★★☆☆☆

120 min | R | March 27, 2020 | IFC Films

Before Marcel Marceau becomes the world’s most famous mime, he is a young Jewish art student in France who joins the Resistance and smuggles orphaned children past the Nazis. Jesse Eisenberg plays him with conviction. The movie around him cannot decide what it wants to be.

Marcel is a young Jewish man in Strasbourg who paints his face and performs for nightclub crowds while his father wants him to work the family butcher shop. The Nazi invasion of France ends that argument. Marcel joins a cell of the French Resistance, and his talent for entertaining children becomes a weapon. He uses performance to calm orphaned Jewish kids and shepherd them toward the Swiss border. Jonathan Jakubowicz frames the story as the origin of the man who will become Marcel Marceau, and he wants it to be a war thriller, a coming-of-age story, and a tribute all at once. The film never decides which one matters most.

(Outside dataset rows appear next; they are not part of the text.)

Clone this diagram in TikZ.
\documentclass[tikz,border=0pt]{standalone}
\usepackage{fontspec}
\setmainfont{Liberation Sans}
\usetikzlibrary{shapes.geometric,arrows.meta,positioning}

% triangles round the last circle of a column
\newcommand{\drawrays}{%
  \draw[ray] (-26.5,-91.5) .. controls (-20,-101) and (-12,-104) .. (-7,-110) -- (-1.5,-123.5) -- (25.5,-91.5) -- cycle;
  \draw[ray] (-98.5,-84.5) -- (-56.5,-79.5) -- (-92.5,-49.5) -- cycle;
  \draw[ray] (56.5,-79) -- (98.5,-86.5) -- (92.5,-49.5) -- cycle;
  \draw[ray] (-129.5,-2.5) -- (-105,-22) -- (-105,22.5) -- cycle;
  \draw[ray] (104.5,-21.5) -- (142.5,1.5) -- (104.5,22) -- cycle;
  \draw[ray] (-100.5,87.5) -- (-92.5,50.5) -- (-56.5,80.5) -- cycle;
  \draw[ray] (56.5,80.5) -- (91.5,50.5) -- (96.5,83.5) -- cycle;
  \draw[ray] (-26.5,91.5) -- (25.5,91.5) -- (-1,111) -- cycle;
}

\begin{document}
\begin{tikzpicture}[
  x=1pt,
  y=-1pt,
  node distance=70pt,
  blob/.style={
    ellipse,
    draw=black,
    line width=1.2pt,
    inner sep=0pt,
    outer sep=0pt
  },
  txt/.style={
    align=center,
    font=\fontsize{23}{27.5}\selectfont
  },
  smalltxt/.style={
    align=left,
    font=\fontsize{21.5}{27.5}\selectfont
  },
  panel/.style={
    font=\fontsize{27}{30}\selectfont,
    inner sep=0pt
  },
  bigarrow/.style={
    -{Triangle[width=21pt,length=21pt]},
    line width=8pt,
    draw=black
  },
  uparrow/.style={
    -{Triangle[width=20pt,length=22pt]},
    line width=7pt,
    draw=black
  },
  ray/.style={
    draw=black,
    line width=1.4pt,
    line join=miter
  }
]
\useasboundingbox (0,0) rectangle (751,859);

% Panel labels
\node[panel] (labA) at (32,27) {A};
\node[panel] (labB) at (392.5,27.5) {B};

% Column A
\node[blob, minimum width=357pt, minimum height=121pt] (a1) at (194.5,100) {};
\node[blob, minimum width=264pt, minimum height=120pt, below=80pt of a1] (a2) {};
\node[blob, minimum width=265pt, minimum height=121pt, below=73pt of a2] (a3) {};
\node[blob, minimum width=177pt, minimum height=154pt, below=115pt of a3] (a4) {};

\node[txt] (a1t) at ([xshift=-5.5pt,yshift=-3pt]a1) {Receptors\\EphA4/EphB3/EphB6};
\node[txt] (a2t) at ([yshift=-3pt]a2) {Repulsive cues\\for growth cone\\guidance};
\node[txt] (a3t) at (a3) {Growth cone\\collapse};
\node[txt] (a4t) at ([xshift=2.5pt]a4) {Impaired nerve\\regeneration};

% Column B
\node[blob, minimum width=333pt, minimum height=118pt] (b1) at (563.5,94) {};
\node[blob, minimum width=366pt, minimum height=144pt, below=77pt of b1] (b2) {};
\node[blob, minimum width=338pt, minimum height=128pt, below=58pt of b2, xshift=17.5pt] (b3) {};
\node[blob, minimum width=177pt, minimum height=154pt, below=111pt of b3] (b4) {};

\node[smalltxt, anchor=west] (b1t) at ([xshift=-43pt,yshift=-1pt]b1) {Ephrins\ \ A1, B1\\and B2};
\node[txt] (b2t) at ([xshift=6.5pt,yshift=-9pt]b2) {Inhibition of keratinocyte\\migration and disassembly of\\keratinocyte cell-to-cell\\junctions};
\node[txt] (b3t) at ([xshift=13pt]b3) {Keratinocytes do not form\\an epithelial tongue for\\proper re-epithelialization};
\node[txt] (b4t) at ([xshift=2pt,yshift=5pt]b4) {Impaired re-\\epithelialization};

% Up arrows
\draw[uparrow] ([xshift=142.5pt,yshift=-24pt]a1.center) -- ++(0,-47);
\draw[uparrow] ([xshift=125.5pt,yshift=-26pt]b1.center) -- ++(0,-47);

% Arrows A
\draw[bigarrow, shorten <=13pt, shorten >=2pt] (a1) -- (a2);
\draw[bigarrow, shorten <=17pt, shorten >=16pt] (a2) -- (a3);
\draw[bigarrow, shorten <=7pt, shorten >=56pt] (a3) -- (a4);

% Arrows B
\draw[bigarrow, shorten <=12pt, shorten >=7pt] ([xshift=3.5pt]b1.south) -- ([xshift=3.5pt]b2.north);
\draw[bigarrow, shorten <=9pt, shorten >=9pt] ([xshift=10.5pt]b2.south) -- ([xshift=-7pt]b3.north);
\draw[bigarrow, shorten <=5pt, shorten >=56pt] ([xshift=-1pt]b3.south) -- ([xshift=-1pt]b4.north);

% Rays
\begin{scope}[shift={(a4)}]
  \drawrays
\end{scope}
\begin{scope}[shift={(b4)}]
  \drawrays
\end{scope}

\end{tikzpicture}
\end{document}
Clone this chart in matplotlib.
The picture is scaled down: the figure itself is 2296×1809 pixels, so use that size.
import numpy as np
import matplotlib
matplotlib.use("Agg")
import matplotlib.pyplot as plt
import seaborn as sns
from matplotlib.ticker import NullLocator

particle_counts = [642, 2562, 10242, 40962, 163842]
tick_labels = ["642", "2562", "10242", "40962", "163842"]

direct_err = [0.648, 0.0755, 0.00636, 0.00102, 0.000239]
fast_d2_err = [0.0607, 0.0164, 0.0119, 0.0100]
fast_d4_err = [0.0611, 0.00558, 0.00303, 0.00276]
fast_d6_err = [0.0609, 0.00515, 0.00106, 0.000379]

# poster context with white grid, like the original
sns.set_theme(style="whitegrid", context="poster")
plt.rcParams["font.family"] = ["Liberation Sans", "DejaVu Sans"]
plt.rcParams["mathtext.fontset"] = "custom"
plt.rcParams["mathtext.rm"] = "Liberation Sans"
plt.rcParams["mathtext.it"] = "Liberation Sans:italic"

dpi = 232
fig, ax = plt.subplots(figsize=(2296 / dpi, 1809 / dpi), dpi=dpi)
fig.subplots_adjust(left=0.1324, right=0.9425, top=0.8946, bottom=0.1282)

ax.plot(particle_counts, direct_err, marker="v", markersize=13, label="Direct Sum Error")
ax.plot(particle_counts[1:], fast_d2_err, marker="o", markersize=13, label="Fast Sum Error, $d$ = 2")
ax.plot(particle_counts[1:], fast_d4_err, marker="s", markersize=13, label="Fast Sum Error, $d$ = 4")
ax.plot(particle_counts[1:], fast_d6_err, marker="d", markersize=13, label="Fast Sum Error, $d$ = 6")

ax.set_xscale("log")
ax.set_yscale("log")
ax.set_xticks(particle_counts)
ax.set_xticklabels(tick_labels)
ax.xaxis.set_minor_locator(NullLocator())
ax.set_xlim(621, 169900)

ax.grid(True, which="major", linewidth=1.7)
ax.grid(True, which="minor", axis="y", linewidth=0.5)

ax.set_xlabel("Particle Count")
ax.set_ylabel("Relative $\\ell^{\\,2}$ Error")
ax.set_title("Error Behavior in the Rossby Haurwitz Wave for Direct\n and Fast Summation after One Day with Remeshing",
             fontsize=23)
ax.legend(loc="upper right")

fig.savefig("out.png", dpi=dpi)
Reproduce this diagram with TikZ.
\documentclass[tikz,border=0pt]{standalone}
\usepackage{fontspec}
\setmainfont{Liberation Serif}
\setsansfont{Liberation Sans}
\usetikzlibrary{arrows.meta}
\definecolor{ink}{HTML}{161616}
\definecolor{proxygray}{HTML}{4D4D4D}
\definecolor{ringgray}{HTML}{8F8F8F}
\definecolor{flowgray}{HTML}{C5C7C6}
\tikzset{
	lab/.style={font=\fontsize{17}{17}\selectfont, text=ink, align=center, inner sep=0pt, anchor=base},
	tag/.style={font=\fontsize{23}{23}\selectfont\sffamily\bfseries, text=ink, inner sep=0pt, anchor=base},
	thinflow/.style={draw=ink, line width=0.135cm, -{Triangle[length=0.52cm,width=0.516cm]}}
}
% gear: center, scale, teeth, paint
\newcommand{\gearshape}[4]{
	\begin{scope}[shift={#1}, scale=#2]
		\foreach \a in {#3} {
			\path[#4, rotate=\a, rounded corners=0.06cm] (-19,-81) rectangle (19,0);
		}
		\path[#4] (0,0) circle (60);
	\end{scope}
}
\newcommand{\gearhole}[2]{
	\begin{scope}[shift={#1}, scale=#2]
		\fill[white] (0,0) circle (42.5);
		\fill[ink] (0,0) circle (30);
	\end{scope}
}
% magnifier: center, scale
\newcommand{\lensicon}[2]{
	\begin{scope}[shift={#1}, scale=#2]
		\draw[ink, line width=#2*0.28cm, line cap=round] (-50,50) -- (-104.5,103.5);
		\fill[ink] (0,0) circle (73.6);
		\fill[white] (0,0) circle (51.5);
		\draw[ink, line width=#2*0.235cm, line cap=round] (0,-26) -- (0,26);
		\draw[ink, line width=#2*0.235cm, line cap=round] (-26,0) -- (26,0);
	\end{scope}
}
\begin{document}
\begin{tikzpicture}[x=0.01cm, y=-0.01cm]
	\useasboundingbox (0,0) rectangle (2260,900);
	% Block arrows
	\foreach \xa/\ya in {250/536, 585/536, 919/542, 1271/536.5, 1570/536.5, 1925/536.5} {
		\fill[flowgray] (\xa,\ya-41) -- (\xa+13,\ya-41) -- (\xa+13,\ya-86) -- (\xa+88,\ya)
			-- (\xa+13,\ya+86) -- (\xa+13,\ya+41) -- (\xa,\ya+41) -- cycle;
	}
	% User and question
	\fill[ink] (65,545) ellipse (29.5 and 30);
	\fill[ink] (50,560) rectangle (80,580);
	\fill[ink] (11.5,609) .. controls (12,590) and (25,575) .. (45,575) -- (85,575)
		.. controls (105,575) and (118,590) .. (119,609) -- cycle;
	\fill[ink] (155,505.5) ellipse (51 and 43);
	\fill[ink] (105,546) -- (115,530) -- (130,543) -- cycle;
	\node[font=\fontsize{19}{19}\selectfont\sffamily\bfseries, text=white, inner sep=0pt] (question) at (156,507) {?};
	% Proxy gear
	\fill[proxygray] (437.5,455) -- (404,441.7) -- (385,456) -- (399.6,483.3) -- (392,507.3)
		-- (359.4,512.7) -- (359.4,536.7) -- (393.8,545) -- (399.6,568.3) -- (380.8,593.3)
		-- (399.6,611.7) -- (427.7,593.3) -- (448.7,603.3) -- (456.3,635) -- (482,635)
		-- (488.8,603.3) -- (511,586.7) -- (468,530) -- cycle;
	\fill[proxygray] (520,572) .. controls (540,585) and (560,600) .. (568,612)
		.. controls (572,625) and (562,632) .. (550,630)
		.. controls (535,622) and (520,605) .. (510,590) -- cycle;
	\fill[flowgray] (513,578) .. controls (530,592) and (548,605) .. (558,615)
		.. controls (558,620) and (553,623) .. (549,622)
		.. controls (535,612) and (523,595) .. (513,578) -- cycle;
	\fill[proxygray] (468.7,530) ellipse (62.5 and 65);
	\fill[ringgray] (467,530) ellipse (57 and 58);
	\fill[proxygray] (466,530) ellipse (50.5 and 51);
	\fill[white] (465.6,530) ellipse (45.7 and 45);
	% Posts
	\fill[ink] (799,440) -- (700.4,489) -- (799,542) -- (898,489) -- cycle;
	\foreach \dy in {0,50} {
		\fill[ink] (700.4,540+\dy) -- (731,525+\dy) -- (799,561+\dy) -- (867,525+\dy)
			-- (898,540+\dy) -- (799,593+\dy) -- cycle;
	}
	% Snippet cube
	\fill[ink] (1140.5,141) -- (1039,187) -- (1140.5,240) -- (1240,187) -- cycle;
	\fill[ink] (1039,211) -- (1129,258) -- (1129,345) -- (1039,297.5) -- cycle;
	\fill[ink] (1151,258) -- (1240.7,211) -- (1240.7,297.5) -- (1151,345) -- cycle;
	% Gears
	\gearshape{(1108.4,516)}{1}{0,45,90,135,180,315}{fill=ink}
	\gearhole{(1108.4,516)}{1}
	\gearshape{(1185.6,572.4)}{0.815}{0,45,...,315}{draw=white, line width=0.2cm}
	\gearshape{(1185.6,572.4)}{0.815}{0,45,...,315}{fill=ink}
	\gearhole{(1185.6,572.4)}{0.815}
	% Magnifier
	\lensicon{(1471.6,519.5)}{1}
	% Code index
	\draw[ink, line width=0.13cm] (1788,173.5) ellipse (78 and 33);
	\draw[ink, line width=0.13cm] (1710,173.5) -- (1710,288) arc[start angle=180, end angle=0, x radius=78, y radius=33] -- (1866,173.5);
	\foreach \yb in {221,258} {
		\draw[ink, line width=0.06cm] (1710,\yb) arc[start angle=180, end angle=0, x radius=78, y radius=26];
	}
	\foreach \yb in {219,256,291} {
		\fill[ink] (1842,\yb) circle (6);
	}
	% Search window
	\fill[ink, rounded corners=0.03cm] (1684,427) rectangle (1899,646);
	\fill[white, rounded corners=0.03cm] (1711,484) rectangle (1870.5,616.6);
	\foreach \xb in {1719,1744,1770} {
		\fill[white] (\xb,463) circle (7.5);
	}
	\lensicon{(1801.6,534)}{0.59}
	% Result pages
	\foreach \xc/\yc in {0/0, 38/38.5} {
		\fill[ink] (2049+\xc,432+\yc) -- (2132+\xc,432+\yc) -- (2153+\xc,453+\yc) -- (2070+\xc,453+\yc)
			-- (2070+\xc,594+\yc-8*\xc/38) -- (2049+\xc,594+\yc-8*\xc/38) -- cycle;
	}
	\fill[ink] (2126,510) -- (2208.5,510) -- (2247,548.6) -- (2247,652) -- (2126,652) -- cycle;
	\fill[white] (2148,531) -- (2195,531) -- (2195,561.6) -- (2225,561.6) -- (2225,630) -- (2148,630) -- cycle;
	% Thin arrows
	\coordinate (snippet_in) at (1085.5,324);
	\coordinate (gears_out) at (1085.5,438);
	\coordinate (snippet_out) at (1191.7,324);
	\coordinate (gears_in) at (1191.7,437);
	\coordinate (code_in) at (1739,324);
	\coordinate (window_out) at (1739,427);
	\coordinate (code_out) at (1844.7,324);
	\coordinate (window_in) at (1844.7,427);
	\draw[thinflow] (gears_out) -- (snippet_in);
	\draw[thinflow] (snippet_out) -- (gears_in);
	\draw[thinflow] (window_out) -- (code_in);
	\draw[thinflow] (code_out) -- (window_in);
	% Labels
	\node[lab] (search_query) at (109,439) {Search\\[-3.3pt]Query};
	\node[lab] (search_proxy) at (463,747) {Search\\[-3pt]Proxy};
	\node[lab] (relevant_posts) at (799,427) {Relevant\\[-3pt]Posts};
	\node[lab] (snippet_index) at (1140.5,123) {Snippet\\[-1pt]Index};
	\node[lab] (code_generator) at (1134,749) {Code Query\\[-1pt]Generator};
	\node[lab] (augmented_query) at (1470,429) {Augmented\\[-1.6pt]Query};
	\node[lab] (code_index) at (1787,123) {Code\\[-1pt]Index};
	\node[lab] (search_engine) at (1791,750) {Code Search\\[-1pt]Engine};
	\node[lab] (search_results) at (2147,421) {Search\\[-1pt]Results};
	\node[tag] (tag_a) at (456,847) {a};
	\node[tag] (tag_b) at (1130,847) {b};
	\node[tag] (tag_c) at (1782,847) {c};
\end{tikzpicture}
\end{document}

Jesse Eisenberg plays Marcel with nervous energy that suits a man performing his way through terror. He is most convincing in the quiet scenes with frightened children, where the mime work carries real tenderness. Matthias Schweighöfer plays Klaus Barbie, the Gestapo chief of Lyon, with a domestic calm that makes the cruelty worse. Clémence Poésy plays Emma, the resistance organizer Marcel loves, and the script hands her devotion and little else. Bella Ramsey plays Elsbeth, a traumatized orphan whose silence anchors the film’s strongest moments. Ed Harris bookends the picture as George S. Patton, narrating Marcel’s heroism to American troops, a framing device that adds gloss and drains tension.

Jakubowicz directs and writes, and the seams of his ambition show in both jobs. The cinematography favors burnished golds and deep shadows that turn occupied France into a handsome period postcard instead of a place of danger. The score swells under nearly every emotional beat and tells the audience how to feel before the scene earns it. The editing rushes through years and locations, compressing the smuggling operations into montage when the details would carry more weight. A torture sequence and a climactic confrontation expose the same instinct. Jakubowicz reaches for visceral horror and then retreats into tasteful restraint.

The true story is extraordinary, and the film knows it. That knowledge becomes the problem. Resistance treats Marceau’s heroism as self-evidently moving and forgets to dramatize the cost. The most interesting idea sits right in the premise. A performer who works in silence spends the war keeping children quiet so they can survive. The movie states that irony instead of building around it, and it settles for sincerity when it needs nerve.